■ COLLECTED MATERIAL ■
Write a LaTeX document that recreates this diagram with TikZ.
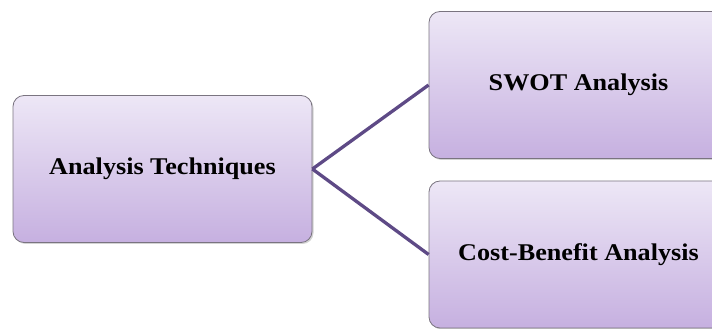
\documentclass[tikz,border=0pt]{standalone}
\usepackage{fontspec}
\setmainfont{Liberation Serif}[FakeStretch=1.09]
\usetikzlibrary{shadows}
\definecolor{boxtop}{HTML}{EDE7F6}
\definecolor{boxbot}{HTML}{C6B0E0}
\definecolor{boxline}{HTML}{7A7480}
\definecolor{linkcol}{HTML}{5E4A86}
\begin{document}
\begin{tikzpicture}[x=1pt,y=1pt,
  box/.style={draw=boxline,line width=0.8pt,rounded corners=11pt,top color=boxtop,bottom color=boxbot,
    minimum width=299pt,minimum height=147pt,inner sep=0pt,
    drop shadow={shadow xshift=1.5pt,shadow yshift=-1.5pt,opacity=0.35},
    font=\bfseries\fontsize{24}{28}\selectfont,text=black},
  link/.style={draw=linkcol,line width=3.3pt},
]
\useasboundingbox (0,0) rectangle (712,329);
\clip (0,0) rectangle (712,329);
\node[box] (tech) at (162.5,160) {Analysis Techniques};
\node[box] (swot) at (578.5,244) {SWOT Analysis};
\node[box] (cba) at (578.5,74.5) {Cost-Benefit Analysis};
\draw[link] (tech.east) -- (swot.west);
\draw[link] (tech.east) -- (cba.west);
\end{tikzpicture}
\end{document}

■ REQUEST ■
Repeat the data exactly, dropping every picture it holds.

■ EXERCISE ANSWER ■
Write a LaTeX document that recreates this diagram with TikZ.
\documentclass[tikz,border=0pt]{standalone}
\usepackage{fontspec}
\setmainfont{Liberation Serif}[FakeStretch=1.09]
\usetikzlibrary{shadows}
\definecolor{boxtop}{HTML}{EDE7F6}
\definecolor{boxbot}{HTML}{C6B0E0}
\definecolor{boxline}{HTML}{7A7480}
\definecolor{linkcol}{HTML}{5E4A86}
\begin{document}
\begin{tikzpicture}[x=1pt,y=1pt,
  box/.style={draw=boxline,line width=0.8pt,rounded corners=11pt,top color=boxtop,bottom color=boxbot,
    minimum width=299pt,minimum height=147pt,inner sep=0pt,
    drop shadow={shadow xshift=1.5pt,shadow yshift=-1.5pt,opacity=0.35},
    font=\bfseries\fontsize{24}{28}\selectfont,text=black},
  link/.style={draw=linkcol,line width=3.3pt},
]
\useasboundingbox (0,0) rectangle (712,329);
\clip (0,0) rectangle (712,329);
\node[box] (tech) at (162.5,160) {Analysis Techniques};
\node[box] (swot) at (578.5,244) {SWOT Analysis};
\node[box] (cba) at (578.5,74.5) {Cost-Benefit Analysis};
\draw[link] (tech.east) -- (swot.west);
\draw[link] (tech.east) -- (cba.west);
\end{tikzpicture}
\end{document}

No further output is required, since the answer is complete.